This invention relates to apparatus for direct measurement of small values of inductance.
When developing and testing RF circuits, it is often necessary to use inductances of very low value, such as inductances in the range from 10.sup.-8 H to 3X10.sup.-6 H. Known apparatus available for measuring inductances of such low value are either expensive, time consuming, or both. The least expensive technique known for measuring the impedance of a circuit element involves the use of a Wheatstone bridge in which a known element is compared with an unknown element. For resistors, the technique is quite satisfactory using DC current to avoid the effects of reactance in the measurement circuit, but for capacitors or inductors, which require AC current for the measurement, the problem is to first balance the bridge with known elements of equal value in order to balance out the effects of reactance in the measurement circuit before substituting an unknown element for one of the known elements.

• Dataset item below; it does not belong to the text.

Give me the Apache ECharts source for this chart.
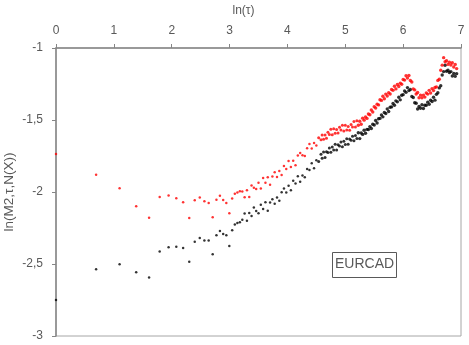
<!DOCTYPE html>
<html>
<head>
<meta charset="utf-8">
<script src="https://cdn.jsdelivr.net/npm/echarts@6/dist/echarts.min.js"></script>
<style>
  html, body { margin: 0; padding: 0; background: #fff; }
  #chart { width: 469px; height: 345px; }
</style>
</head>
<body>
<div id="chart"></div>
<script>
// ln(tau) positions shared by both series
const lnTau = [
  0, 0.693, 1.099, 1.386, 1.609, 1.792, 1.946, 2.079, 2.197, 2.303, 2.398, 2.485,
  2.565, 2.639, 2.708, 2.773, 2.833, 2.890, 2.944, 2.996, 3.045, 3.091, 3.135, 3.178,
  3.22, 3.26, 3.30, 3.34, 3.38, 3.42, 3.46, 3.50, 3.54, 3.58, 3.62, 3.66, 3.70, 3.74,
  3.78, 3.82, 3.86, 3.90, 3.94, 3.98, 4.02, 4.06, 4.10, 4.14, 4.18, 4.22, 4.26, 4.30,
  4.34, 4.38, 4.42, 4.46, 4.50, 4.54, 4.58,
  4.600, 4.625, 4.650, 4.675, 4.700, 4.725, 4.750, 4.775, 4.800, 4.825, 4.850, 4.875,
  4.900, 4.925, 4.950, 4.975, 5.000, 5.025, 5.050, 5.075, 5.100, 5.125, 5.150, 5.175,
  5.200, 5.225, 5.250, 5.275, 5.300, 5.325, 5.350, 5.375, 5.400, 5.425, 5.450, 5.475,
  5.500, 5.525, 5.550, 5.575, 5.600, 5.625, 5.650, 5.675, 5.700, 5.725, 5.750, 5.775,
  5.800, 5.825, 5.850, 5.875, 5.900, 5.925, 5.950, 5.975, 6.000, 6.025, 6.050, 6.075,
  6.100, 6.125, 6.150, 6.175, 6.200, 6.225, 6.250, 6.275, 6.300, 6.325, 6.350, 6.375,
  6.400, 6.425, 6.450, 6.475, 6.500, 6.525, 6.550, 6.575, 6.600, 6.625, 6.650, 6.675,
  6.700, 6.725, 6.750, 6.775, 6.800, 6.825, 6.850, 6.875, 6.900, 6.925
];

// red series
const redValues = [
  -1.736, -1.880, -1.974, -2.099, -2.178, -2.035, -2.025, -2.044, -2.072, -2.181, -2.058, -2.039,
  -2.065, -2.076, -2.176, -2.053, -2.026, -2.056, -2.076, -2.148, -2.046, -2.012, -2.004, -1.995,
  -1.996, -2.037, -1.988, -2.034, -1.955, -1.970, -1.980, -1.935, -1.976, -1.903, -1.936, -1.898,
  -1.950, -1.893, -1.862, -1.896, -1.854, -1.882, -1.819, -1.841, -1.784, -1.826, -1.783, -1.815,
  -1.747, -1.729, -1.745, -1.750, -1.696, -1.667, -1.698, -1.660, -1.677, -1.624, -1.638,
  -1.604, -1.633, -1.605, -1.627, -1.585, -1.601, -1.564, -1.602, -1.561, -1.592, -1.566, -1.590,
  -1.550, -1.570, -1.536, -1.576, -1.537, -1.570, -1.546, -1.572, -1.531, -1.548, -1.511, -1.548,
  -1.506, -1.536, -1.509, -1.529, -1.487, -1.501, -1.479, -1.489, -1.458, -1.464, -1.431, -1.444,
  -1.408, -1.417, -1.390, -1.395, -1.359, -1.364, -1.335, -1.352, -1.320, -1.333, -1.310, -1.319,
  -1.288, -1.294, -1.266, -1.284, -1.253, -1.267, -1.244, -1.252, -1.219, -1.223, -1.193, -1.209,
  -1.191, -1.226, -1.236, -1.284, -1.291, -1.319, -1.309, -1.345, -1.327, -1.345, -1.327, -1.341,
  -1.312, -1.320, -1.294, -1.313, -1.282, -1.296, -1.274, -1.270, -1.225, -1.217, -1.154, -1.119,
  -1.067, -1.096, -1.089, -1.114, -1.099, -1.118, -1.102, -1.132, -1.114, -1.143
];

// black series
const blackValues = [
  -2.750, -2.537, -2.502, -2.558, -2.593, -2.414, -2.384, -2.380, -2.389, -2.484, -2.345, -2.319,
  -2.336, -2.336, -2.433, -2.301, -2.271, -2.292, -2.301, -2.375, -2.266, -2.225, -2.215, -2.210,
  -2.193, -2.149, -2.200, -2.146, -2.166, -2.107, -2.132, -2.147, -2.089, -2.118, -2.071, -2.130,
  -2.073, -2.050, -2.082, -2.039, -2.061, -2.001, -1.975, -2.004, -1.957, -1.988, -1.922, -1.941,
  -1.890, -1.929, -1.885, -1.898, -1.840, -1.847, -1.801, -1.835, -1.779, -1.788, -1.738,
  -1.766, -1.723, -1.760, -1.720, -1.725, -1.694, -1.724, -1.687, -1.709, -1.669, -1.709, -1.672,
  -1.681, -1.653, -1.685, -1.648, -1.670, -1.630, -1.669, -1.632, -1.640, -1.612, -1.644, -1.607,
  -1.629, -1.589, -1.629, -1.590, -1.600, -1.571, -1.592, -1.565, -1.566, -1.546, -1.559, -1.529,
  -1.535, -1.503, -1.521, -1.491, -1.489, -1.465, -1.478, -1.448, -1.455, -1.423, -1.441, -1.411,
  -1.409, -1.385, -1.398, -1.367, -1.374, -1.342, -1.360, -1.328, -1.324, -1.298, -1.308, -1.275,
  -1.296, -1.288, -1.337, -1.344, -1.380, -1.384, -1.424, -1.406, -1.418, -1.394, -1.420, -1.398,
  -1.398, -1.376, -1.391, -1.363, -1.372, -1.342, -1.362, -1.322, -1.311, -1.277, -1.262, -1.187,
  -1.164, -1.120, -1.161, -1.155, -1.170, -1.164, -1.194, -1.177, -1.197, -1.178
];

const xTicks = { min: 0, max: 7, interval: 1 };
const yTicks = { min: -3, max: -1, interval: 0.5 };
const boxLabel = 'EURCAD';

const textColor = '#595959';
const axisColor = '#868686';

const chart = echarts.init(document.getElementById('chart'), null, { renderer: 'canvas' });

const toPairs = (ys) => lnTau.map((x, i) => [x, ys[i]]);

// points get bigger where the series becomes dense
const pointSize = (v) => (v[0] > 5.2 ? 3.4 : v[0] > 4.5 ? 3 : 2.5);

const option = {
  backgroundColor: '#fff',
  animation: false,
  textStyle: { fontFamily: 'Liberation Sans, Arial, sans-serif' },
  grid: {
    left: 56,
    right: 8,
    top: 48,
    bottom: 9,
    outerBoundsMode: 'none',
    containLabel: false,
    show: true,
    borderColor: '#a6a6a6',
    borderWidth: 1
  },
  xAxis: {
    type: 'value',
    position: 'top',
    min: xTicks.min,
    max: xTicks.max,
    interval: xTicks.interval,
    name: 'ln(τ)',
    nameLocation: 'middle',
    nameGap: 31,
    nameTextStyle: { color: textColor, fontSize: 12, padding: [0, 30, 0, 0] },
    axisLine: { onZero: false, lineStyle: { color: axisColor, width: 1.5 } },
    axisTick: { show: true, length: 4, lineStyle: { color: axisColor } },
    axisLabel: { color: textColor, fontSize: 12, margin: 11 },
    splitLine: { show: false }
  },
  yAxis: {
    type: 'value',
    min: yTicks.min,
    max: yTicks.max,
    interval: yTicks.interval,
    name: 'ln(M2,τ,N(X))',
    nameLocation: 'middle',
    nameGap: 40,
    nameMoveOverlap: false,
    nameTextStyle: { color: textColor, fontSize: 13.5 },
    axisLine: { show: true, onZero: false, lineStyle: { color: axisColor, width: 1.5 } },
    axisTick: { show: true, length: 4, lineStyle: { color: axisColor } },
    axisLabel: {
      color: textColor,
      fontSize: 12,
      margin: 13,
      formatter: (v) => String(v).replace('.', ',')
    },
    splitLine: { show: false }
  },
  series: [
    {
      name: 'black',
      type: 'scatter',
      symbol: 'circle',
      symbolSize: pointSize,
      itemStyle: { color: '#000000' },
      data: toPairs(blackValues)
    },
    {
      name: 'red',
      type: 'scatter',
      symbol: 'circle',
      symbolSize: pointSize,
      itemStyle: { color: '#ff0000' },
      data: toPairs(redValues)
    }
  ],
  graphic: [
    {
      type: 'rect',
      left: 332,
      top: 252,
      shape: { width: 64, height: 25 },
      style: { fill: '#fff', stroke: '#595959', lineWidth: 1 }
    },
    {
      type: 'text',
      left: 335,
      top: 257,
      style: {
        text: boxLabel,
        fill: textColor,
        font: '14px Liberation Sans, Arial, sans-serif'
      }
    }
  ]
};

chart.setOption(option);
</script>
</body>
</html>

Another technique for measuring inductance or capacitance utilized in a system disclosed in U.S. Pat. No. 3,480,857 depends upon detecting the change in resonant frequency of an LC tuned circuit. Cycles of the resonant frequency are first counted up for a predetermined period with a known element in the circuit. Then the unknown element is inserted, or substituted, and cycles of the new resonant frequency are counted down for the same predetermined period. The difference is proportional to the ratio of the unknown element to the known element. This requires knowing the value of the known element to the same degree of accuracy required for the unknown element, and is subject to the accuracy and stability of the system in measuring the predetermined period for counting cycles at both frequencies.